After dipping my toes into the wading pool of our VR future, I wasn’t quite ready to step away from such realistic depictions of everyday life to once again leap into power fantasy and save the world. I’m too grounded now. I need something that engages me on an intimate level, something that makes me think about my place in the world. I need something… real.
I needed to play Desert Bus.
You’ll hard pressed to find anything more “real” than Desert Bus. It was originally part of the cancelled Penn and Teller game “Smoke and Mirrors” which was to be released for the Sega CD. True to the duo, it consisted of nothing but scam games, designed to trick and frustrate your friends, either by offering unwinnable scenarios or even fooling them into believing that your TV is broken. Desert Bus was equal parts troll and retaliation to the violent games hysteria of the time, the goal being to create the most inoffensive and mundane experience possible. Fair shakes to them, they succeeded.

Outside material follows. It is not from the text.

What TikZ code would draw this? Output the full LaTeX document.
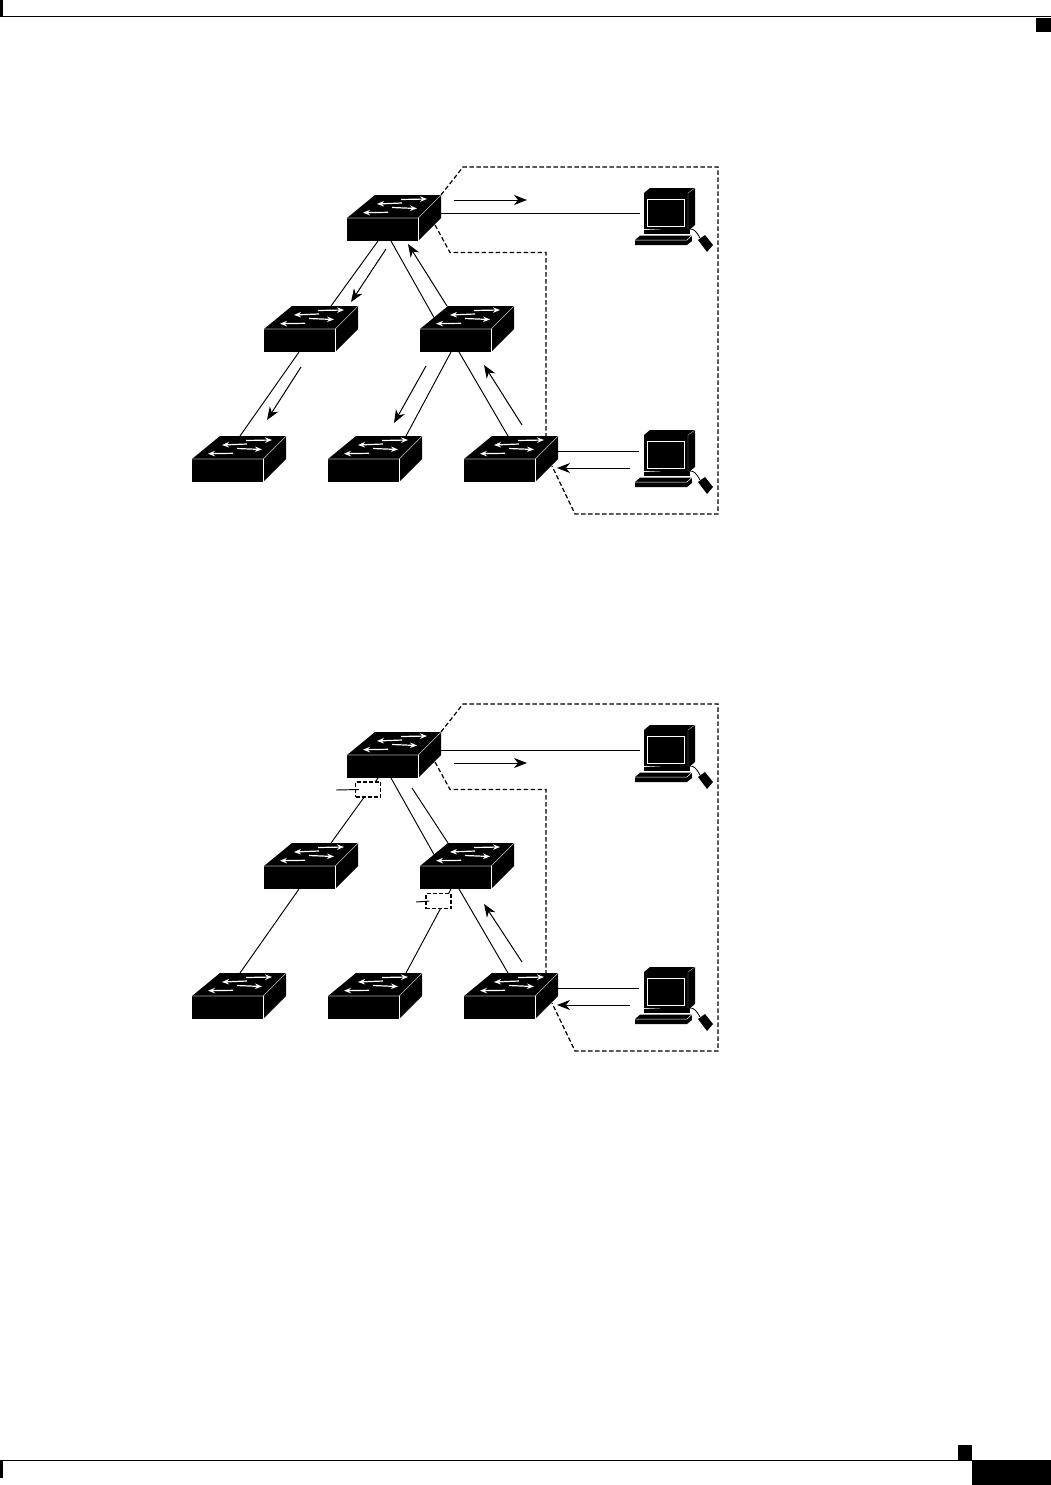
\documentclass[tikz,border=0pt]{standalone}
\usetikzlibrary{arrows.meta}

\tikzset{
  link/.style={line width=0.95pt},
  flowarrow/.style={line width=1pt,-{Stealth[length=13pt,width=10pt,inset=4pt]}},
  vlanedge/.style={line width=1.2pt,dash pattern=on 4.5pt off 2.5pt},
  blocked/.style={draw,fill=white,line width=1.1pt,dash pattern=on 4pt off 2pt,minimum width=25pt,minimum height=15pt,inner sep=0pt},
  swfront/.style={fill=black,minimum width=71pt,minimum height=23pt,inner sep=0pt,outer sep=0pt,anchor=north west},
  swarrow/.style={white,line width=1.2pt,-{Stealth[length=7pt,width=5.5pt]}},
  pics/lanswitch/.style={code={
    \begin{scope}[yscale=-1]
    \node[swfront] (-front) at (0,0) {};
    \coordinate (-back) at (28,-23);
    \coordinate (-backr) at (94,-23);
    \coordinate (-side) at (88,7);
    \coordinate (-left) at (14,-11.5);
    \fill (0,0) -- (28,-23) -- (94,-23) -- (94,0) -- (71,23) -- (71,0) -- cycle;
    \draw[gray!70,line width=0.7pt] (0,0) -- (71,0) -- (94,-23);
    \draw[white,line width=0.7pt] (71,0) -- (71,23);
    \draw[swarrow] (54,-18.5) -- (80,-19);
    \draw[swarrow] (55,-15) -- (30,-14);
    \draw[swarrow] (45,-10.5) -- (70,-9.5);
    \draw[swarrow] (41,-5.7) -- (16,-5.3);
    \end{scope}
  }},
  pics/workstation/.style={code={
    \begin{scope}[yscale=-1]
    \node[fill=black,minimum width=44pt,minimum height=36pt,inner sep=0pt,outer sep=0pt,anchor=north west] (-screen) at (0,0) {};
    \coordinate (-porta) at (-4,20);
    \coordinate (-portb) at (-5,16);
    \fill (0,0) -- (6,-5) -- (51,-5) -- (51,32) -- (44,38) -- (0,36) -- cycle;
    \draw[gray!60,line width=0.4pt] (44,0) -- (51,-5) (44,0) -- (44,36);
    \draw[white,line width=1pt] (3,6) rectangle (40,33);
    \fill (0,37) rectangle (46,41);
    \fill (-4,42.7) -- (47.7,42.7) -- (48,48) -- (43,52) -- (-9,52) -- (-9,47) -- cycle;
    \draw[white,line width=0.5pt] (-9,47) -- (43,47) -- (47.7,42.7);
    \draw[line width=0.8pt] (46,36) .. controls (50,36) and (52,38) .. (56,45);
    \fill (54,47) -- (61,42) -- (69,52) -- (63,59) -- cycle;
    \end{scope}
  }},
}

\begin{document}
\begin{tikzpicture}[x=1pt,y=1pt,yscale=-1,xscale=1]
\useasboundingbox (0,0) rectangle (1051,1485);

% page header and footer
\fill (0,0) rectangle (3,17);
\draw[line width=1pt] (0,17) -- (1051,17);
\fill (1036,18) rectangle (1051,32);
\fill (0,1460) rectangle (3,1478);
\draw[line width=1pt] (0,1460) -- (972,1460);
\fill (958,1445) rectangle (972,1460);
\fill (972,1460) rectangle (1051,1485);

% upper network
\pic (asw1) at (347,218) {lanswitch};
\pic (asw2) at (264,329) {lanswitch};
\pic (asw3) at (420,329) {lanswitch};
\pic (asw4) at (192,459) {lanswitch};
\pic (asw5) at (328,459) {lanswitch};
\pic (asw6) at (464,459) {lanswitch};
\pic (apc1) at (644,193) {workstation};
\pic (apc2) at (644,435) {workstation};

\draw[link] ([xshift=31pt]asw1-front.south west) -- ([xshift=39pt]asw2-back);
\draw[link] ([xshift=44pt]asw1-front.south west) -- (asw3-left);
\draw[link] ([xshift=35pt]asw2-front.south west) -- ([xshift=20pt]asw4-back);
\draw[link] ([xshift=31pt]asw3-front.south west) -- ([xshift=50pt]asw5-back);
\draw[link] ([xshift=39pt]asw3-front.south west) -- ([xshift=16pt]asw6-back);
\draw[link] (asw1-backr |- apc1-porta) -- (apc1-porta);
\draw[link] (asw6-backr |- apc2-portb) -- (apc2-portb);

\coordinate (afa1) at (454,200); \coordinate (afb1) at (527,200);
\coordinate (afa2) at (386,249); \coordinate (afb2) at (351,302);
\coordinate (afa3) at (447,306); \coordinate (afb3) at (408,244);
\coordinate (afa4) at (301,367); \coordinate (afb4) at (267,420);
\coordinate (afa5) at (426,366); \coordinate (afb5) at (394,423);
\coordinate (afa6) at (522,425); \coordinate (afb6) at (484,365);
\coordinate (afa7) at (630,468); \coordinate (afb7) at (557,468);
\draw[flowarrow] (afa1) -- (afb1);
\draw[flowarrow] (afa2) -- (afb2);
\draw[flowarrow] (afa3) -- (afb3);
\draw[flowarrow] (afa4) -- (afb4);
\draw[flowarrow] (afa5) -- (afb5);
\draw[flowarrow] (afa6) -- (afb6);
\draw[flowarrow] (afa7) -- (afb7);

\draw[vlanedge] (asw1-backr) -- (463,167) -- (718,167) -- (718,514) -- (575,514) -- (asw6-side);
\draw[vlanedge] (asw1-side) -- (450,252.5) -- (546,252.5) -- ([xshift=54pt]asw6-back);

% lower network
\pic (bsw1) at (347,755) {lanswitch};
\pic (bsw2) at (264,866) {lanswitch};
\pic (bsw3) at (420,866) {lanswitch};
\pic (bsw4) at (192,996) {lanswitch};
\pic (bsw5) at (328,996) {lanswitch};
\pic (bsw6) at (464,996) {lanswitch};
\pic (bpc1) at (644,730) {workstation};
\pic (bpc2) at (644,972) {workstation};

\draw[link] ([xshift=31pt]bsw1-front.south west) -- ([xshift=39pt]bsw2-back);
\draw[link] ([xshift=44pt]bsw1-front.south west) -- (bsw3-left);
\draw[link] ([xshift=35pt]bsw2-front.south west) -- ([xshift=20pt]bsw4-back);
\draw[link] ([xshift=31pt]bsw3-front.south west) -- ([xshift=50pt]bsw5-back);
\draw[link] ([xshift=39pt]bsw3-front.south west) -- ([xshift=16pt]bsw6-back);
\draw[link] (bsw1-backr |- bpc1-porta) -- (bpc1-porta);
\draw[link] (bsw6-backr |- bpc2-portb) -- (bpc2-portb);
\coordinate (bpar) at (412,788);
\draw[link] (bpar) -- (bsw3-back);

% blocked ports
\node[blocked] (bblk1) at (368,789.5) {};
\node[blocked] (bblk2) at (438.5,901) {};
\coordinate (bstub1) at (336,790);
\coordinate (bstub2) at (416,902);
\draw[link] (bstub1) -- ([xshift=4pt]bblk1.west);
\draw[link] (bstub2) -- ([xshift=4pt]bblk2.west);

\coordinate (bfa1) at (454,763); \coordinate (bfb1) at (527,763);
\coordinate (bfa6) at (522,962); \coordinate (bfb6) at (484,904);
\coordinate (bfa7) at (630,1005); \coordinate (bfb7) at (557,1005);
\draw[flowarrow] (bfa1) -- (bfb1);
\draw[flowarrow] (bfa6) -- (bfb6);
\draw[flowarrow] (bfa7) -- (bfb7);

\draw[vlanedge] (bsw1-backr) -- (463,704) -- (718,704) -- (718,1051) -- (575,1051) -- (bsw6-side);
\draw[vlanedge] (bsw1-side) -- (450,789.5) -- (546,789.5) -- ([xshift=54pt]bsw6-back);

\end{tikzpicture}
\end{document}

The game puts you behind the wheel of a bus driving from Tuscon to Las Vegas, stuck on the same featureless straight desert road for eight hours. No, I’m serious. Like, eight actual real-time hours, since your bus can’t go over 45 MPH. Also, there’s a slight veer to the right, so you can’t just tape down a button and walk away. If you do end up hitting the side of the road, you will then be towed… also in real time. Any attempts to pause the game will simply honk the horn. That’s it. That’s the game. Nothing happens for eight hours. Actually, sorry, that’s not true. Around the five hour mark, a fly splats onto your windshield.
Surely there has to be some grand reward for all of your patience at the end of this journey, right? You get one point. One. Point. One-hundreth of a Goomba in Super Mario Bros. You then get to turn around and drive back to Tuscon, because of course you do. It’s important to keep in mind that this isn’t some joke Newgrounds game that came out last year. This was 1995, at the height of the Sega CD’s popularity. Okay, that last part was a lie. The Sega CD never had a height, and in fact the reason the game never came out was because how dead the platform was. It’s still a remarkable relic of a much more interesting package, even going on to be the centerpiece of charity events where masochistic heroes do playthroughs.
Me? I was good with my ten minutes or so in the Java version, satisfied that I finally spent some quality time with a game I’d read so much about. Desert Bus is similar to an experimental film in that sense; not something that needs to be consumed by everyone, but acknowledging that it exists from afar is often good enough.